Jean Dubuffet is not necessarily the hottest artist around; in fact, his colorful oil painting “Cote Chipote” failed to sell at Christie’s in November, despite a relatively low estimate of $9 million to $12 million
But the artist and sculptor, who died in 1985, remains one of the most important postwar artists of the 20th century — often grouped with Giacometti and Bacon — and is perhaps best known for founding Art Brut, an early outsider art movement.
Now the Acquavella Gallery has decided to devote both floors of its Upper East Side townhouse — as well as a hardcover catalog — to a monographic show on Dubuffet that will open April 15.
“A lot of people don’t realize how good he is,” said Mark Rosenthal, an independent curator who is organizing the show. “We’re hoping this will change that.”
“Every curator’s interested in who’s not being looked at, who ought to be looked at,” added Mr. Rosenthal, who has served as head of 20th-century art at the National Gallery in Washington and at the Philadelphia Museum of Art.

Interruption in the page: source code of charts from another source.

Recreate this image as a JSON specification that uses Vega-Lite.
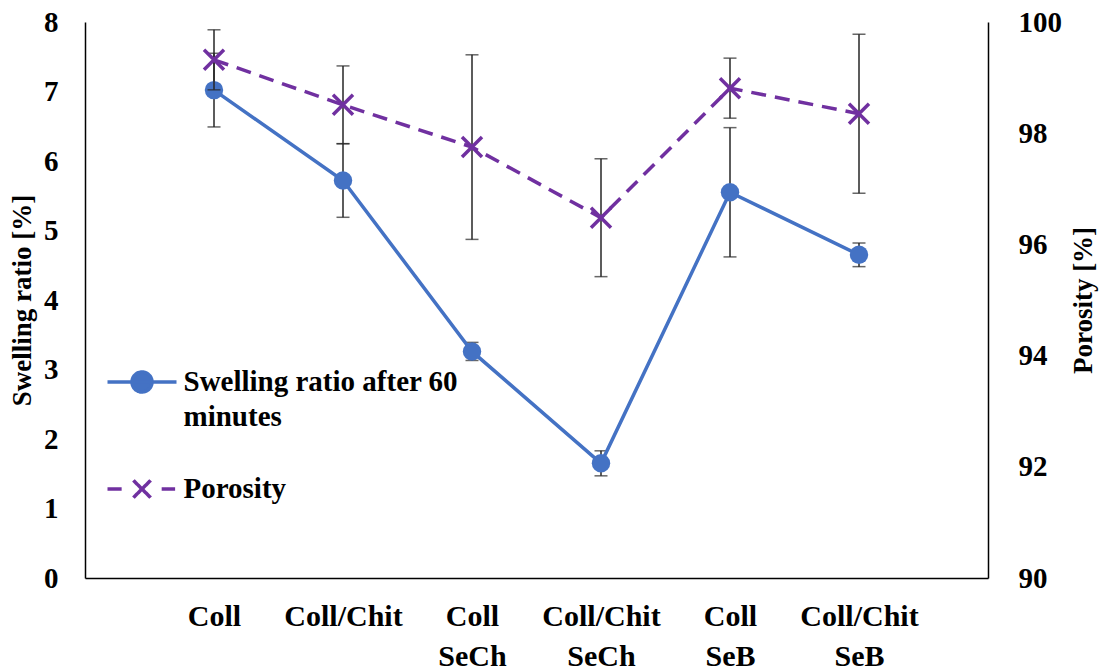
{
  "$schema": "https://vega.github.io/schema/vega-lite/v6.json",
  "width": 903,
  "height": 556,
  "autosize": {"type": "none"},
  "padding": {"left": 85, "top": 22, "right": 114, "bottom": 92},
  "background": "white",
  "config": {
    "view": {"stroke": null},
    "font": "Liberation Serif",
    "axis": {
      "grid": false,
      "ticks": false,
      "domainColor": "black",
      "domainWidth": 1.5,
      "labelFont": "Liberation Serif",
      "labelFontWeight": "bold",
      "labelFontSize": 29,
      "labelColor": "black",
      "titleFont": "Liberation Serif",
      "titleFontWeight": "bold",
      "titleFontSize": 27,
      "titleColor": "black"
    }
  },
  "data": {
    "values": [
      {"cat": "Coll", "swelling": 7.02, "swell_err": 0.53, "porosity": 99.32, "por_err": 0.54},
      {"cat": "Coll/Chit", "swelling": 5.72, "swell_err": 0.53, "porosity": 98.51, "por_err": 0.70},
      {"cat": "Coll SeCh", "swelling": 3.26, "swell_err": 0.13, "porosity": 97.75, "por_err": 1.66},
      {"cat": "Coll/Chit SeCh", "swelling": 1.65, "swell_err": 0.18, "porosity": 96.48, "por_err": 1.06},
      {"cat": "Coll SeB", "swelling": 5.55, "swell_err": 0.93, "porosity": 98.81, "por_err": 0.54},
      {"cat": "Coll/Chit SeB", "swelling": 4.65, "swell_err": 0.17, "porosity": 98.35, "por_err": 1.43}
    ]
  },
  "encoding": {
    "x": {
      "field": "cat",
      "type": "nominal",
      "sort": null,
      "scale": {"type": "point", "padding": 1},
      "axis": {
        "title": null,
        "labelAngle": 0,
        "labelFontSize": 30,
        "labelExpr": "split(datum.value, ' ')",
        "labelPadding": 23,
        "labelLineHeight": 40,
        "labelBaseline": "top"
      }
    }
  },
  "layer": [
    {
      "layer": [
        {
          "mark": {"type": "errorbar", "ticks": true, "size": 13, "thickness": 1.5, "color": "#262626"},
          "encoding": {
            "y": {
              "field": "swelling",
              "type": "quantitative",
              "scale": {"domain": [0, 8], "nice": false},
              "axis": {
                "title": "Swelling ratio [%]",
                "values": [0, 1, 2, 3, 4, 5, 6, 7, 8],
                "format": "d",
                "labelPadding": 27,
                "titlePadding": 7
              }
            },
            "yError": {"field": "swell_err"}
          }
        },
        {
          "mark": {"type": "line", "strokeWidth": 3.5},
          "encoding": {
            "y": {"field": "swelling", "type": "quantitative"},
            "color": {
              "datum": "Swelling ratio after 60 minutes",
              "type": "nominal",
              "scale": {"domain": ["Swelling ratio after 60 minutes", "Porosity"], "range": ["#4472C4", "#7030A0"]},
              "legend": {
                "orient": "none",
                "legendX": 20.5,
                "legendY": 323.5,
                "title": null,
                "padding": 0,
                "symbolSize": 4761,
                "labelFont": "Liberation Serif",
                "labelFontWeight": "bold",
                "labelFontSize": 29,
                "labelColor": "black",
                "labelLimit": 0,
                "labelOffset": 5,
                "rowPadding": 20,
                "labelExpr": "datum.label == 'Porosity' ? 'Porosity' : ['Swelling ratio after 60', 'minutes']",
                "encode": {
                  "symbols": {
                    "update": {
                      "shape": {"signal": "datum.value == 'Porosity' ? 'M-1,0H-0.59M0.57,0H0.96M-0.25,-0.25L0.25,0.25M-0.25,0.25L0.25,-0.25' : 'M-1,0H1M0.29,0A0.29,0.29,0,1,1,-0.29,0A0.29,0.29,0,1,1,0.29,0Z'"},
                      "fill": {"signal": "datum.value == 'Porosity' ? 'transparent' : '#4472C4'"},
                      "stroke": {"signal": "datum.value == 'Porosity' ? '#7030A0' : '#4472C4'"},
                      "strokeWidth": {"value": 3.5},
                      "strokeDash": {"value": [1, 0]},
                      "opacity": {"value": 1},
                      "size": {"value": 4761}
                    }
                  },
                  "labels": {
                    "update": {"lineHeight": {"value": 35}}
                  }
                }
              }
            }
          }
        },
        {
          "mark": {"type": "point", "filled": true, "color": "#4472C4", "size": 340, "opacity": 1},
          "encoding": {
            "y": {"field": "swelling", "type": "quantitative"}
          }
        }
      ]
    },
    {
      "layer": [
        {
          "mark": {"type": "errorbar", "ticks": true, "size": 13, "thickness": 1.5, "color": "#262626"},
          "encoding": {
            "y": {
              "field": "porosity",
              "type": "quantitative",
              "scale": {"domain": [90, 100], "nice": false, "zero": false},
              "axis": {
                "orient": "right",
                "title": "Porosity [%]",
                "titleAngle": -90,
                "values": [90, 92, 94, 96, 98, 100],
                "format": "d",
                "labelPadding": 30,
                "titlePadding": 36
              }
            },
            "yError": {"field": "por_err"}
          }
        },
        {
          "mark": {"type": "line", "strokeWidth": 3.5, "strokeDash": [15, 9]},
          "encoding": {
            "y": {"field": "porosity", "type": "quantitative"},
            "color": {"datum": "Porosity", "type": "nominal"}
          }
        },
        {
          "mark": {"type": "point", "filled": false, "shape": "M-1,-1L1,1M-1,1L1,-1", "color": "#7030A0", "strokeWidth": 3.5, "size": 400, "opacity": 1},
          "encoding": {
            "y": {"field": "porosity", "type": "quantitative"}
          }
        }
      ]
    }
  ],
  "resolve": {"scale": {"y": "independent"}}
}
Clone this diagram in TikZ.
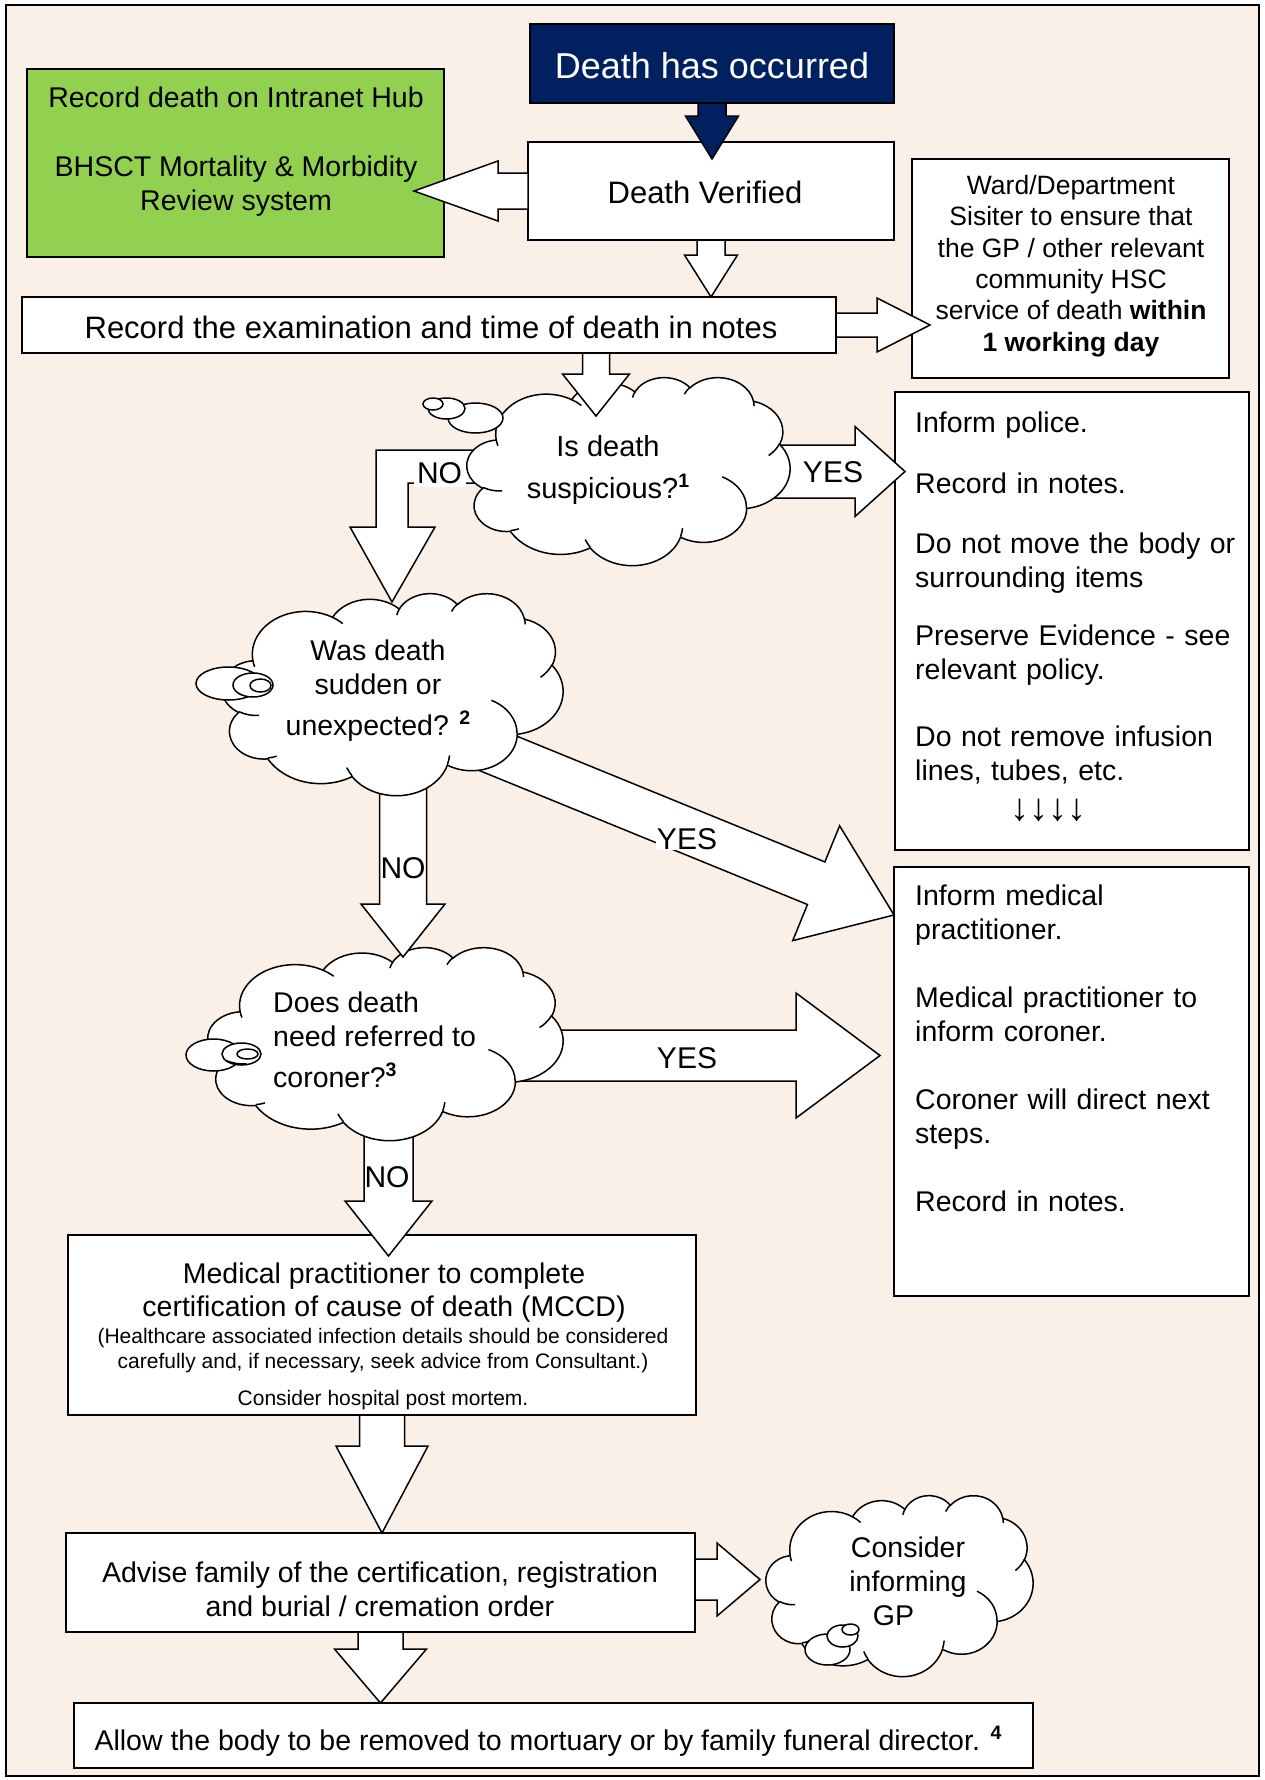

Featuring Dubuffet’s work between 1943 and 1959, the show includes loans from private collections as well as museums like the Met, the Museum of Modern Art and the Guggenheim.
The gallery has mounted shows on other 20th-century artists — Picasso, Matisse, Miró, Léger — but never Dubuffet, though it has sold close to 100 of his pieces.
“The moment is so right for Dubuffet,” said Nicholas Acquavella, an owner of the gallery. “We will see so many young artists with their jaws dropped to see stuff they’ve only seen in textbooks. He’s so relevant to what’s happening today.”
Dubuffet was famous for his materiality — where Rauschenberg worked with trash, Dubuffet used earth.
“He’s the opposite of an artist who settled on a technique,” Mr. Acquavella said. “He was constantly recreating the process.”